Our Bench Marks Action Voices App records the daily struggles of communities against mines and local government that seem inept at seriously dealing with the problems for which they are largely responsible. A community, Tigane, is suffering after the local mine retrenched workers, leaving the community poverty stricken. After the mine was closed the satellite police station was also closed with rampant crime now putting fear into the hearts of people.
Most of the close to 40 communities that the Bench Marks Foundation works with confirm that they have seen little or no benefits from mining.
Yet another aspect of the mining crisis is the presence of artisanal miners, or Zama Zamas. It is estimated that there are 30000 Zama Zamas in Gauteng. These are people whose desperation to earn an income has forced them to work the remaining minerals in abandoned mines in dangerous conditions. Their contribution to the economy as a whole cannot be denied. With a dependency ratio of 1:8, these 30000 miners provide sustenance to a quarter of a million people. Bench Marks has proposed a clear strategy for incorporating these people into the formal economy.
We cannot go on pretending that all is well in mining and that the only real issue is policy certainty. All we are doing is exporting our natural treasures. Its called extraction economics. The profits largely go offshore.
Most of these challenges can be dealt with if we addressed the inherent power dynamics of heavily skewed power relations on the one hand, and addressed the issue of social justice for communities on the other hand.
For seven years Bench Marks has worked on the Independent Capacity Building Fund, which gives resources to communities.
These include technical access to specialist expertise and for the community to empower itself with information and knowledge. It also involves communities developing the ability to organise themselves, arrange meetings and consultations, and explore alternatives, and if the mine is accepted, to determine how it will relate to the community.
Access to social justice is urgently needed. Communities with problems at present have nowhere to turn.
The very companies we are talking about claim to respect communities, engage with them, bring benefits to community’s wellbeing and respect the environment and want zero harm. But this is far from the truth. To address this need Bench Marks has also developed the Independent Problem Solving Service (IPSS), an alternative dispute resolution approach. Our experience tells us that company mechanisms don’t work.
Hard evidence is always required in these matters. Such evidence is not always easy to lead. For example, if a community complains about cracked housing the mine investigates and finds the house cracked because it was built of inferior material. Thus the problem is not resolved and communities get angrier. Bench Marks community investigators have also found that the use of company grievance mechanisms doesn’t even get a response when they report a problem.
The IPSS that Bench Marks has developed is based on an interventionist approach using skilled impartial facilitators to act as mediators between communities and mining companies using dialogue and trust building to resolve problems in a non-adversarial and non-evidence based system.
A second key aspect is access to justice, including access to information, knowledge, geographic issues and psychological impacts, and trusting, feeling welcome and comfortable with the process.
In this way we can begin to address and resolve the many problems that communities experience.

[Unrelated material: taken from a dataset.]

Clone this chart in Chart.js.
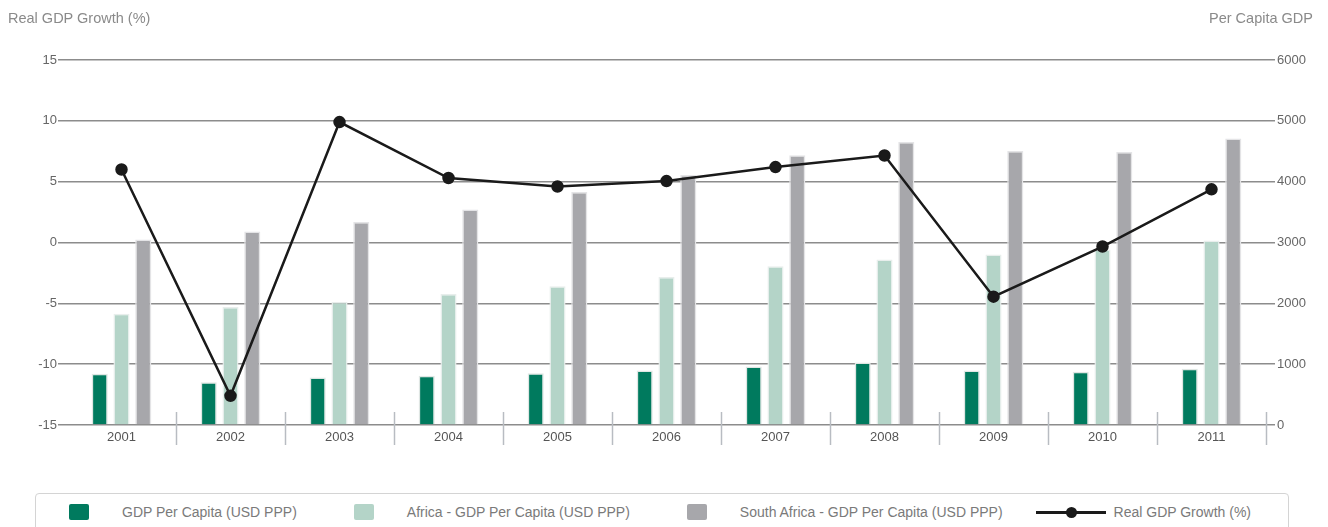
<!DOCTYPE html>
<html>
<head>
<meta charset="utf-8">
<script src="https://cdn.jsdelivr.net/npm/chart.js@4.4.1/dist/chart.umd.min.js"></script>
<style>
  body { margin: 0; background: #fff; font-family: "Liberation Sans", Arial, sans-serif; }
  #wrap { position: relative; width: 1328px; height: 527px; overflow: hidden; }
  .axis-title { position: absolute; top: 10px; font-size: 14.5px; color: #8a8a8a; }
  #legend { position: absolute; left: 35px; top: 493px; width: 1254px; height: 50px;
            border: 1px solid #d4d4d4; border-radius: 4px; display: flex; align-items: flex-start;
            padding-left: 33px; box-sizing: border-box; }
  .item { display: flex; align-items: center; height: 36px; font-size: 14px; color: #7a7a7a; white-space: nowrap; }
  .box { width: 20px; height: 16px; border-radius: 2px; margin-right: 33px; }
  .lineMark { position: relative; width: 70px; height: 3px; background: #1a1a1a; margin-right: 8px; }
  .lineMark span { position: absolute; left: 30px; top: -4px; width: 11px; height: 11px; border-radius: 50%; background: #1a1a1a; }
</style>
</head>
<body>
<div id="wrap">
  <div class="axis-title" style="left:8px">Real GDP Growth (%)</div>
  <div class="axis-title" style="right:15px">Per Capita GDP</div>
  <canvas id="chart" width="1328" height="490"></canvas>
  <div id="legend"></div>
</div>
<script>
// datos
const years = ["2001", "2002", "2003", "2004", "2005", "2006", "2007", "2008", "2009", "2010", "2011"];
const gdpPerCapita = [841, 703, 780, 808, 852, 896, 962, 1027, 896, 874, 923];
const africaPerCapita = [1830, 1940, 2022, 2154, 2280, 2434, 2610, 2720, 2802, 2885, 3033];
const southAfricaPerCapita = [3049, 3181, 3335, 3544, 3830, 4110, 4434, 4654, 4505, 4489, 4709];
const realGdpGrowth = [6.0, -12.6, 9.9, 5.3, 4.6, 5.05, 6.2, 7.15, -4.45, -0.33, 4.37];

const gridColor = "#8c8c8c";

// separadores verticales entre categorías
const separators = {
  id: "separators",
  afterDraw(chart) {
    const x = chart.scales.x;
    const ctx = chart.ctx;
    const n = years.length;
    const w = x.width / n;
    ctx.save();
    ctx.strokeStyle = "#b8bcc2";
    ctx.lineWidth = 1.5;
    for (let i = 1; i <= n; i++) {
      const px = Math.round(x.left + i * w) + 0.5;
      ctx.beginPath();
      ctx.moveTo(px, chart.chartArea.bottom - 13);
      ctx.lineTo(px, chart.chartArea.bottom + 20);
      ctx.stroke();
    }
    ctx.restore();
  }
};

// leyenda en HTML a partir de los datasets
const htmlLegend = {
  id: "htmlLegend",
  afterUpdate(chart) {
    const box = document.getElementById("legend");
    box.innerHTML = "";
    chart.data.datasets.forEach((ds) => {
      const item = document.createElement("div");
      item.className = "item";
      if (ds.type === "line") {
        item.style.marginLeft = "-24px";
        const m = document.createElement("div");
        m.className = "lineMark";
        m.appendChild(document.createElement("span"));
        item.appendChild(m);
      } else {
        const m = document.createElement("div");
        m.className = "box";
        m.style.background = ds.backgroundColor;
        item.appendChild(m);
        item.style.marginRight = "57px";
      }
      const t = document.createElement("span");
      t.textContent = ds.label;
      item.appendChild(t);
      box.appendChild(item);
    });
  }
};

Chart.defaults.font.family = "'Liberation Sans', Arial, sans-serif";
Chart.defaults.font.size = 13;
Chart.defaults.color = "#555";

new Chart(document.getElementById("chart"), {
  data: {
    labels: years,
    datasets: [
      {
        type: "bar",
        label: "GDP Per Capita (USD PPP)",
        data: gdpPerCapita,
        yAxisID: "y1",
        backgroundColor: "#007a5e",
        borderColor: "#dfe6e3",
        borderWidth: 1.5,
        order: 1
      },
      {
        type: "bar",
        label: "Africa - GDP Per Capita (USD PPP)",
        data: africaPerCapita,
        yAxisID: "y1",
        backgroundColor: "#b4d4c8",
        borderColor: "#e8eeec",
        borderWidth: 1.5,
        order: 1
      },
      {
        type: "bar",
        label: "South Africa - GDP Per Capita (USD PPP)",
        data: southAfricaPerCapita,
        yAxisID: "y1",
        backgroundColor: "#a7a7ab",
        borderColor: "#e4e4e6",
        borderWidth: 1.5,
        order: 1
      },
      {
        type: "line",
        label: "Real GDP Growth (%)",
        data: realGdpGrowth,
        yAxisID: "y",
        borderColor: "#1a1a1a",
        backgroundColor: "#1a1a1a",
        borderWidth: 2.5,
        pointRadius: 5,
        pointHoverRadius: 5,
        tension: 0,
        order: 0
      }
    ]
  },
  options: {
    responsive: false,
    animation: false,
    layout: { padding: { top: 60, left: 0, right: 0, bottom: 0 } },
    plugins: { legend: { display: false }, tooltip: { enabled: false } },
    datasets: { bar: { categoryPercentage: 0.6, barPercentage: 0.74 } },
    scales: {
      x: {
        grid: { display: false, drawTicks: false },
        border: { display: false },
        ticks: { padding: 5, color: "#555" },
        afterFit: (s) => { s.height = 65; }
      },
      y: {
        position: "left",
        min: -15,
        max: 15,
        ticks: { stepSize: 5, padding: 1, color: "#666", callback: (v) => String(v) },
        grid: { color: gridColor, lineWidth: 1.5, tickLength: 9 },
        border: { display: false },
        afterFit: (s) => { s.width = 67; }
      },
      y1: {
        position: "right",
        min: 0,
        max: 6000,
        ticks: { stepSize: 1000, padding: 2, color: "#666", callback: (v) => String(v) },
        grid: { drawOnChartArea: false, color: gridColor, lineWidth: 1.5, tickLength: 9 },
        border: { display: false },
        afterFit: (s) => { s.width = 62; }
      }
    }
  },
  plugins: [separators, htmlLegend]
});
</script>
</body>
</html>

The challenge is whether mining companies will respond appropriately, be willing to significantly shift and become of part of the solution, or will they stick with old discredited practices that cause all these problems? We want sustainable communities that can determine their own future. If the industry does not fully participate in and trust this new approach it must face the consequences of ongoing disruption to its operations that will only intensify over time. We cannot afford to let the country go up in flames.
Bishop Jo Seoka is the chairperson of Bench Marks Foundation.